REQUIREMENT: Go through the records from the first line and retype each one exactly, stopping once the line with "x = list(range(len(values)))" is done. Pictures are left out.

DATASET EXTRACT:
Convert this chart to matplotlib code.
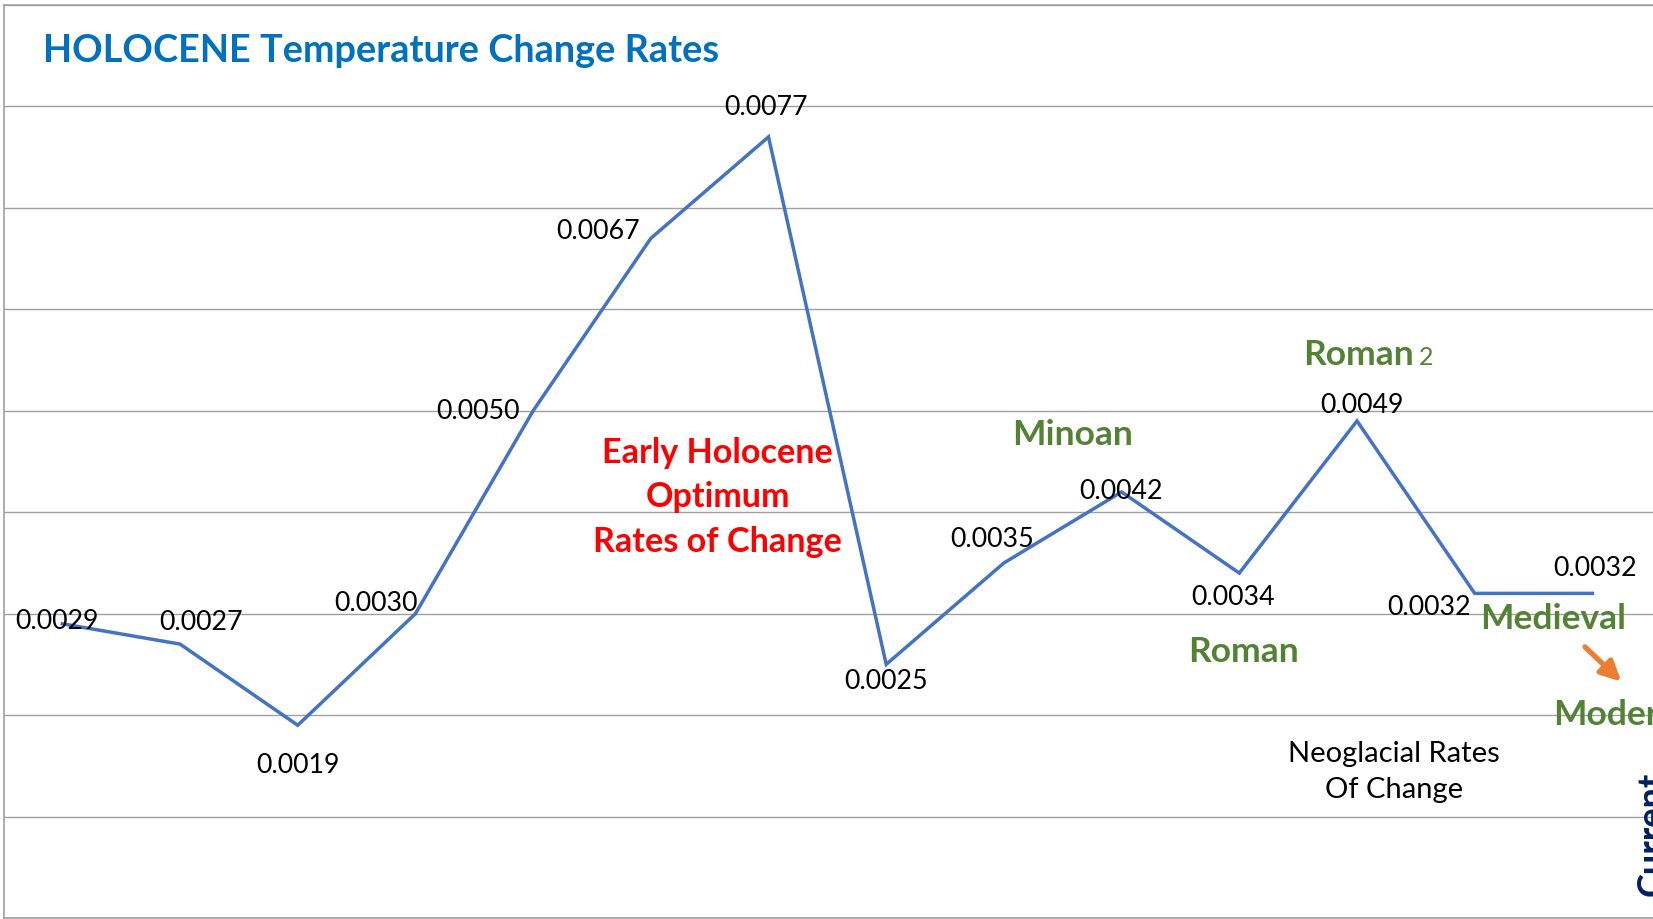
import matplotlib
matplotlib.use("Agg")
import matplotlib.pyplot as plt

plt.rcParams['font.family'] = ['Lato', 'DejaVu Sans']

# taux de variation de temperature par periode
values = [0.0029, 0.0027, 0.0019, 0.0030, 0.0050, 0.0067, 0.0077,
          0.0025, 0.0035, 0.0042, 0.0034, 0.0049, 0.0032, 0.0032]
labels = ["%.4f" % v for v in values]
x = list(range(len(values)))

# decalage des etiquettes (pixels, x droite / y bas, centre du texte)
lbl_off = [(-5.5, -5), (21, -23.4), (0, 38.5), (-39.5, -12), (-55.5, -1),
           (-53, -8.8), (-3, -32), (-0.6, 15.3), (-12, -25.6), (-0.3, -3),
           (-6, 22.3), (5, -17.8), (-45.6, 12), (2.5, -27.2)]

GREEN = '#548235'
RED = '#FF0000'
BLUE_LINE = '#4472C4'
GRID = '#A0A0A0'
LBL_FS = 19.3
BIG_FS = 25.5

fig = plt.figure(figsize=(16.53, 9.19), dpi=100)
ax = fig.add_axes([3.5 / 1653, 1 / 919, 1649.5 / 1653, 913 / 919])
ax.set_xlim(-0.5, 13.515)
ax.set_ylim(0, 0.009)

ax.set_yticks([i * 0.001 for i in range(10)])
ax.grid(axis='y', color=GRID, lw=1.0)
ax.set_axisbelow(True)
ax.tick_params(left=False, bottom=False, labelleft=False, labelbottom=False)
for s in ['left', 'top', 'bottom']:
    ax.spines[s].set_color(GRID)
    ax.spines[s].set_linewidth(1.2)
ax.spines['right'].set_visible(False)

ax.plot(x, values, color=BLUE_LINE, lw=2.5, solid_joinstyle='miter')

# etiquettes de valeurs
for xi, v, t, (dx, dy) in zip(x, values, labels, lbl_off):
    ax.annotate(t, (xi, v), xytext=(dx, -dy - 9.7), textcoords='offset pixels',
                ha='center', va='baseline', fontsize=LBL_FS, color='black')

# titre
fig.text(43 / 1653, 1 - 51 / 919, "HOLOCENE Temperature Change Rates",
         ha='left', va='center', fontsize=27.3, fontweight='bold', color='#0070C0')

# optimum de l'holocene
for txt, yb in [("Early Holocene", 0.004490), ("Optimum", 0.004050),
                ("Rates of Change", 0.003610)]:
    ax.text(5.567, yb, txt, ha='center', va='baseline', fontsize=24.6,
            fontweight='bold', color=RED)

# periodes chaudes
ax.text(8.587, 0.004660, "Minoan", ha='center', va='baseline', fontsize=BIG_FS,
        fontweight='bold', color=GREEN)
ax.text(10.036, 0.002520, "Roman", ha='center', va='baseline', fontsize=BIG_FS,
        fontweight='bold', color=GREEN)
ax.text(10.542, 0.005450, "Roman", ha='left', va='baseline', fontsize=BIG_FS,
        fontweight='bold', color=GREEN)
ax.text(11.528, 0.005450, "2", ha='left', va='baseline', fontsize=18,
        color=GREEN)
ax.text(12.046, 0.002850, "Medieval", ha='left', va='baseline', fontsize=BIG_FS,
        fontweight='bold', color=GREEN)
ax.text(12.666, 0.001900, "Modern", ha='left', va='baseline', fontsize=BIG_FS,
        fontweight='bold', color=GREEN, clip_on=False)
ax.annotate('', xy=(13.245, 0.002330), xytext=(12.937, 0.002673),
            arrowprops=dict(arrowstyle='-|>', color='#ED7D31', lw=3.8,
                            mutation_scale=30, shrinkA=0, shrinkB=0))

ax.text(11.316, 0.001541, "Neoglacial Rates", ha='center', va='baseline',
        fontsize=21, color='black')
ax.text(11.316, 0.001183, "Of Change", ha='center', va='baseline',
        fontsize=21, color='black')

ax.text(13.365, 0.000217, "Current", rotation=90, ha='left', va='bottom',
        fontsize=26, fontweight='bold', color='#002060', clip_on=False)

fig.savefig("out.png", dpi=100)
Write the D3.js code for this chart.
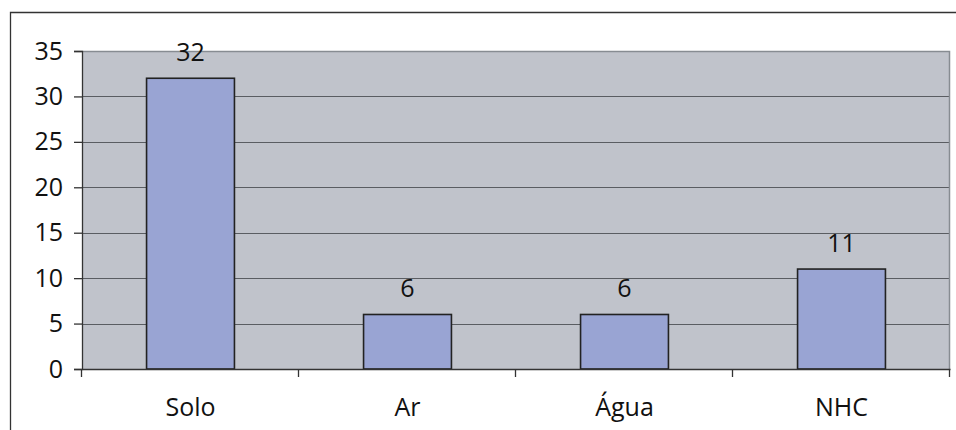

THE RESULT:
Convert this chart to matplotlib code.
import matplotlib
matplotlib.use("Agg")
import matplotlib.pyplot as plt

plt.rcParams['font.family'] = ['Lato', 'DejaVu Sans']

# taux de variation de temperature par periode
values = [0.0029, 0.0027, 0.0019, 0.0030, 0.0050, 0.0067, 0.0077,
          0.0025, 0.0035, 0.0042, 0.0034, 0.0049, 0.0032, 0.0032]
labels = ["%.4f" % v for v in values]
x = list(range(len(values)))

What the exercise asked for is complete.